O seriado The Twilight Zone (Além da Imaginação, no Brasil) figura com alguma facilidade na lista das produções mais importantes realizadas na televisão norte-americana. Fruto da dedicação apaixonada do roteirista Rod Sterling pela ficção científica, o programa se tornou responsável, graças à eficiência de suas narrativas de 30 minutos, por influenciar uma geração inteira de produtores culturais.
Joe Dante, Steven Spielberg e Gene Roddenberry foram alguns dos artistas de Hollywood que beberam na fonte da série. Na literatura, claro, Stephen King foi um dos maiores entusiastas. A ponto de pensar algumas de suas próprias histórias como episódios do programa. No livro-ensaio Dança Macabra, lançado em 1981, o escritor dedica um capítulo inteiro para analisar tramas de episódios assinados por Serling.
No filme Olhos de Gato (1985), aliás, King parece dialogar diretamente com a atração televisiva, estruturando o roteiro em três episódios de meia-hora, independentes entre si. A conexão entre as histórias da produção é o tal gato, que dá nome ao longa-metragem, e aparece como observador e personagem das tramas.
Olhos de Gato é mais um exemplo de como o livro Sombras da Noite serviu de base para um extenso repertório de adaptações cinematográficas baseadas na obra de Stephen King.
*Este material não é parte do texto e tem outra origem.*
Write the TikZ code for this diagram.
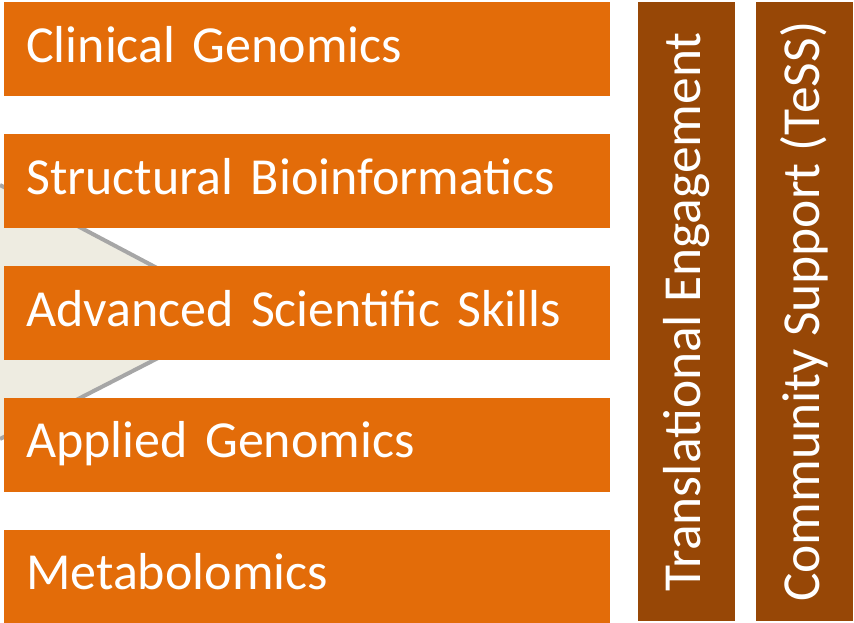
\documentclass[tikz,border=0pt]{standalone}
\usepackage{fontspec}
\setmainfont{Carlito}
\usetikzlibrary{positioning}

\definecolor{theme}{HTML}{E36C09}
\definecolor{themedark}{HTML}{974706}
\definecolor{backfill}{HTML}{EEECE1}
\definecolor{backline}{HTML}{A6A6A6}

\begin{document}
\begin{tikzpicture}
  [x=1pt,y=1pt,
   node distance=37.5pt,
   area/.style={fill=theme,text=white,minimum width=606pt,minimum height=94pt,
                inner xsep=22pt,text width=562pt,align=left,
                text height=40pt,text depth=14pt,
                font=\fontsize{52}{56}\selectfont},
   pillar/.style={fill=themedark,text=white,minimum width=97pt,minimum height=619pt,
                  font=\fontsize{53.5}{58}\selectfont}]

  \useasboundingbox (0,0) rectangle (854,-623);

  % background arrow behind the areas
  \fill[backfill] (0,-185) -- (244,-314) -- (0,-439) -- cycle;
  \draw[backline,line width=4pt] (0,-185) -- (244,-314) -- (0,-439);

  \node[area] (clinical)   at (4,-2) [anchor=north west] {Clinical Genomics};
  \node[area] (structural) [below=of clinical]   {Structural Bioinformatics};
  \node[area] (advanced)   [below=of structural] {Advanced Scientific Skills};
  \node[area] (applied)    [below=of advanced]   {Applied Genomics};
  \node[area] (metabol)    [below=of applied]    {Metabolomics};

  \node[pillar] (translational) at (638,-2) [anchor=north west]
    {\rotatebox{90}{Translational Engagement}};
  \node[pillar] (community) [right=20pt of translational]
    {\rotatebox{90}{Community Support (TeSS)}};
\end{tikzpicture}
\end{document}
O título foi a segunda empreitada do mestre do suspense como roteirista. A primeira havia sido Creepshow (1981) em parceria com George Romero (leia mais sobre o diretor aqui). O texto adapta dois de seus contos e escreve uma história completamente nova. O último segmento, General, foi criado especialmente para o filme, enquanto Quitters, Inc (baseado em Fumantes Ltda.) e The Ledge (baseado em O Ressalto) vieram do livro Sombras da Noite. A mesma coletânea serviu como base de Mangler – O Grito do Terror (1995) (leia mais aqui) e A Criatura do Cemitério (1989) (leia mais aqui).
Muito superior aos dois outros títulos citados, Olhos de Gato se beneficia da boa direção de Lewis Teague, que havia comandado a adaptação de Cujo (1983). O cão vampiro até faz uma participação especial no início do filme, quando persegue o gato que guia o público pelas histórias. Na mesma cena, temos um vislumbre do Plymouth Fury, de Christine, o Carro Assassino (1983).
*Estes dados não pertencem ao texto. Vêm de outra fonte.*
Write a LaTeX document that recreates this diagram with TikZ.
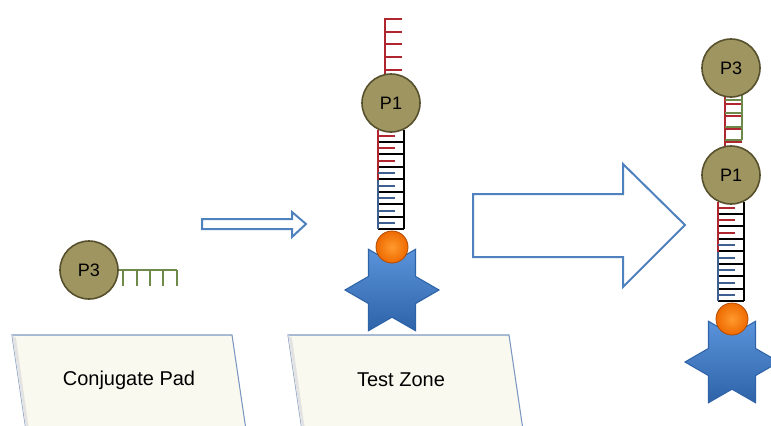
\documentclass[tikz,border=0pt]{standalone}
\usepackage{fontspec}
\setmainfont{Liberation Sans}
\usetikzlibrary{shapes.geometric,shadings}
\definecolor{protfill}{HTML}{9E9561}
\definecolor{protedge}{HTML}{57502C}
\definecolor{beadorange}{HTML}{EE6A00}
\definecolor{beadlight}{HTML}{FF9A2E}
\definecolor{beadedge}{HTML}{B34A00}
\definecolor{starlight}{HTML}{5A93DA}
\definecolor{stardark}{HTML}{2E63A8}
\definecolor{strandred}{HTML}{B0262E}
\definecolor{strandblue}{HTML}{3E5F8F}
\definecolor{strandgreen}{HTML}{6E8A4A}
\definecolor{arrowblue}{HTML}{4F81BD}
\definecolor{padfill}{HTML}{FAF9EF}
\definecolor{padedge}{HTML}{7C98C2}

\begin{document}
\begin{tikzpicture}[x=0.75pt,y=-0.75pt]
        %
        % `protein' is used for the P1/P3 particles.
        % `bead' and `antibody' sit at the foot of each capture strand.
        % `pad' is used for the two strip zones.
        \tikzstyle{protein} = [circle,draw=protedge,line width=1.2pt,fill=protfill,minimum size=43.5pt,inner sep=0pt,font=\fontsize{13.5}{16}\selectfont]
        \tikzstyle{bead} = [circle,draw=beadedge,line width=0.6pt,inner color=beadlight,outer color=beadorange,minimum size=24pt,inner sep=0pt]
        \tikzstyle{antibody} = [star,star points=6,star point ratio=1.73,shape border rotate=90,minimum size=70.5pt,inner sep=0pt,draw=stardark,line width=0.8pt,top color=starlight,bottom color=stardark]
        \tikzstyle{redstrand} = [draw=strandred,line width=1.1pt]
        \tikzstyle{bluestrand} = [draw=strandblue,line width=1.1pt]
        \tikzstyle{greenstrand} = [draw=strandgreen,line width=1.1pt]
        \tikzstyle{rung} = [draw=black,line width=1pt]
        \tikzstyle{blockarrow} = [draw=arrowblue,line width=1.5pt,fill=white,line join=miter]
        \tikzstyle{pad} = [draw=padedge,line width=0.8pt,fill=padfill]
        \tikzstyle{padlabel} = [font=\fontsize{15}{18}\selectfont]
        %
        \useasboundingbox (0,0) rectangle (771,425);
        \clip (0,0) rectangle (771,425);
        %
        % Pads
        \filldraw[pad] (12,335) -- (232,335) -- (246,430) -- (26,430) -- cycle;
        \fill[gray!22] (12,335) -- (16,338) -- (29,430) -- (26,430) -- cycle;
        \node[padlabel] (conjlbl) at (129,380) {Conjugate Pad};
        \filldraw[pad] (288,335) -- (509,335) -- (523,430) -- (302,430) -- cycle;
        \fill[gray!22] (288,335) -- (292,338) -- (305,430) -- (302,430) -- cycle;
        \node[padlabel] (testlbl) at (401,380) {Test Zone};
        %
        % Conjugate: P3 with its probe strand
        \draw[greenstrand] (118,270) -- (177,270);
        \foreach \x in {123,137,150,163,177} \draw[greenstrand] (\x,270) -- (\x,286);
        \node[protein] (p3a) at (89,270) {P3};
        %
        % Arrows
        \draw[blockarrow] (202,219) -- (292,219) -- (292,212) -- (306,224) -- (292,237) -- (292,229) -- (202,229) -- cycle;
        \draw[blockarrow] (473,194) -- (623,194) -- (623,164) -- (685,225) -- (623,287) -- (623,257) -- (473,257) -- cycle;
        %
        % Test zone: free strand above P1
        \draw[redstrand] (385,18) -- (385,76);
        \foreach \y in {19,32,44,57,70} \draw[redstrand] (385,\y) -- (402,\y);
        %
        % Test zone: duplex below P1
        \draw[rung] (404,130) -- (404,229);
        \foreach \y in {142,154,167,179,192,204,217,229} \draw[rung] (378,\y) -- (404,\y);
        \draw[redstrand] (378,130) -- (378,180);
        \draw[bluestrand] (378,180) -- (378,229);
        \foreach \y in {136,148,161} \draw[redstrand] (378,\y) -- (395,\y);
        \foreach \y in {173,186,198,211,223} \draw[bluestrand] (378,\y) -- (395,\y);
        \node[protein] (p1a) at (391,103) {P1};
        \node[antibody] (star1) at (392,290) {};
        \node[bead] (bead1) at (392,247) {};
        %
        % Result: P3 hybridised onto the P1 strand
        \draw[redstrand] (725,88) -- (725,148);
        \foreach \y in {91,104,116,129,142} \draw[redstrand] (725,\y) -- (742,\y);
        \draw[greenstrand] (742,94) -- (742,140);
        \foreach \y in {100,113,127,140} \draw[greenstrand] (742,\y) -- (725,\y);
        \node[protein] (p3b) at (731,68) {P3};
        %
        % Result: duplex below P1
        \draw[rung] (744,202) -- (744,301);
        \foreach \y in {214,226,239,251,264,276,289,301} \draw[rung] (718,\y) -- (744,\y);
        \draw[redstrand] (718,202) -- (718,252);
        \draw[bluestrand] (718,252) -- (718,301);
        \foreach \y in {208,220,233} \draw[redstrand] (718,\y) -- (735,\y);
        \foreach \y in {245,258,270,283,295} \draw[bluestrand] (718,\y) -- (735,\y);
        \node[protein] (p1b) at (731,175) {P1};
        \node[antibody] (star2) at (732,362) {};
        \node[bead] (bead2) at (732,319) {};
        %
\end{tikzpicture}
\end{document}
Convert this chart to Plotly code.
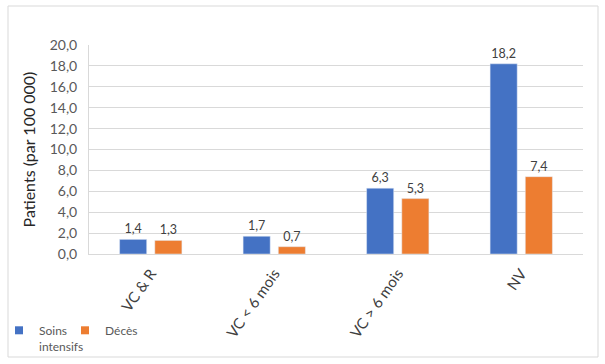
import plotly.graph_objects as go

categories = ["VC & R", "VC < 6 mois", "VC > 6 mois", "NV"]
soins_intensifs = [1.4, 1.7, 6.3, 18.2]
deces = [1.3, 0.7, 5.3, 7.4]
y_ticks = [0, 2, 4, 6, 8, 10, 12, 14, 16, 18, 20]
series_names = ["Soins<br>intensifs", "Décès"]
series_colors = ["#4472C4", "#ED7D31"]

FONT = "Lato, 'Noto Sans', sans-serif"

W, H = 605, 364
L, R, T, B = 89, 22, 45, 110
pw, ph = W - L - R, H - T - B


def px(x):
    return (x - L) / pw


def py(y):
    return (H - B - y) / ph


fig = go.Figure()
for vals, name, color, lg in zip([soins_intensifs, deces], series_names, series_colors, ["legend", "legend2"]):
    fig.add_trace(go.Bar(
        x=categories, y=vals, name=name, showlegend=False,
        marker_color=color, texttemplate="%{y:.1f}", textposition="outside",
        textfont=dict(size=12.5, color="#404040", family=FONT), cliponaxis=False,
    ))
    # legend-only entry with a small square symbol
    fig.add_trace(go.Scatter(
        x=[None], y=[None], mode="markers", name=name, legend=lg,
        marker=dict(symbol="square", size=8, color=color), showlegend=True,
    ))

legend_common = dict(
    orientation="v", xanchor="left", yanchor="top",
    font=dict(size=12, color="#595959", family=FONT), valign="top",
    bgcolor="rgba(0,0,0,0)", borderwidth=0,
)

fig.update_layout(
    width=W, height=H,
    margin=dict(l=L, r=R, t=T, b=B, autoexpand=False),
    paper_bgcolor="white", plot_bgcolor="white",
    separators=", ",
    barmode="group", bargap=0.43, bargroupgap=0.23,
    font=dict(family=FONT, color="#595959"),
    showlegend=True,
    legend=dict(x=px(-1), y=py(316), **legend_common),
    legend2=dict(x=px(65), y=py(316), **legend_common),
    shapes=[dict(
        type="rect", xref="paper", yref="paper",
        x0=px(8), x1=px(598), y0=py(357), y1=py(6),
        line=dict(color="#d9d9d9", width=1), fillcolor="rgba(0,0,0,0)", layer="below",
    )],
)
fig.update_yaxes(
    range=[0, 20], tickvals=y_ticks, tickformat=".1f", automargin=False,
    showgrid=True, gridcolor="#d9d9d9", gridwidth=1,
    showline=True, linecolor="#d9d9d9", linewidth=1,
    zeroline=False, ticks="", ticklabelstandoff=8,
    tickfont=dict(size=14, color="#595959", family=FONT),
    title=dict(text="Patients (par 100 000)", font=dict(size=16, color="#262626", family=FONT), standoff=10),
)
fig.update_xaxes(
    tickangle=-55, showline=True, linecolor="#d9d9d9", linewidth=1, automargin=False,
    ticks="", ticklabelstandoff=4, tickfont=dict(size=15, color="#404040", family=FONT),
)

fig.write_html("out.html", post_script="document.body.style.margin='0';",
               config={"displayModeBar": False})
Nesse intrincado jogo de autorreferências, King e Taegue apresentam ao espectador a um universo episódico tão surreal quanto as situações imaginadas por Serling menos de três décadas antes. No primeiro arco, acompanhamos Dick Morrison (James Woods), um homem que, por meio de um amigo, decide contratar os serviços da Fumantes Ltda., empresa especializada em livrar seus clientes do tabaco com métodos de persuasão eficazes. Refletindo a própria dificuldade que teve em largar o cigarro, o escritor mostra que a estratégia da corporação é seguir o funcionário e ameaçar sua família para que ele evite a todo custo o tabaco.
Na segunda trama, um apostador (Robet Heyes) decide se vingar do amante de sua mulher e o força a andar pela beirada de um recuo do prédio. Se sobreviver, pode fugir com sua amada e com uma generosa quantia de dinheiro. Com os melhores efeitos visuais do longa-metragem, a sequência em que o personagem chantageado tenta se livrar de um pombo que devora seu pé é, ainda hoje, bastante angustiante.
Na última trama, o tal gato, que estava de passagem pelas outras histórias, se torna o protagonista. Isso porque ele precisa impedir um minúsculo troll de sugar a alma de uma menina (Drew Barrymore, ainda se acostumando às telonas). Considerado pelo crítico Roger Ebert como o melhor momento de Olhos de Gato, essa história carece da paixão encontrada nas demais. Barrymore, que teve o papel escrito para ela após a experiência de A Incendiária (1984), serve como isca nessa relação que emula a animação Tom e Jerry. O desenho chega a ser citado no filme e serve como uma prova de que King tem outras influências televisivas além de The Twilight Zone.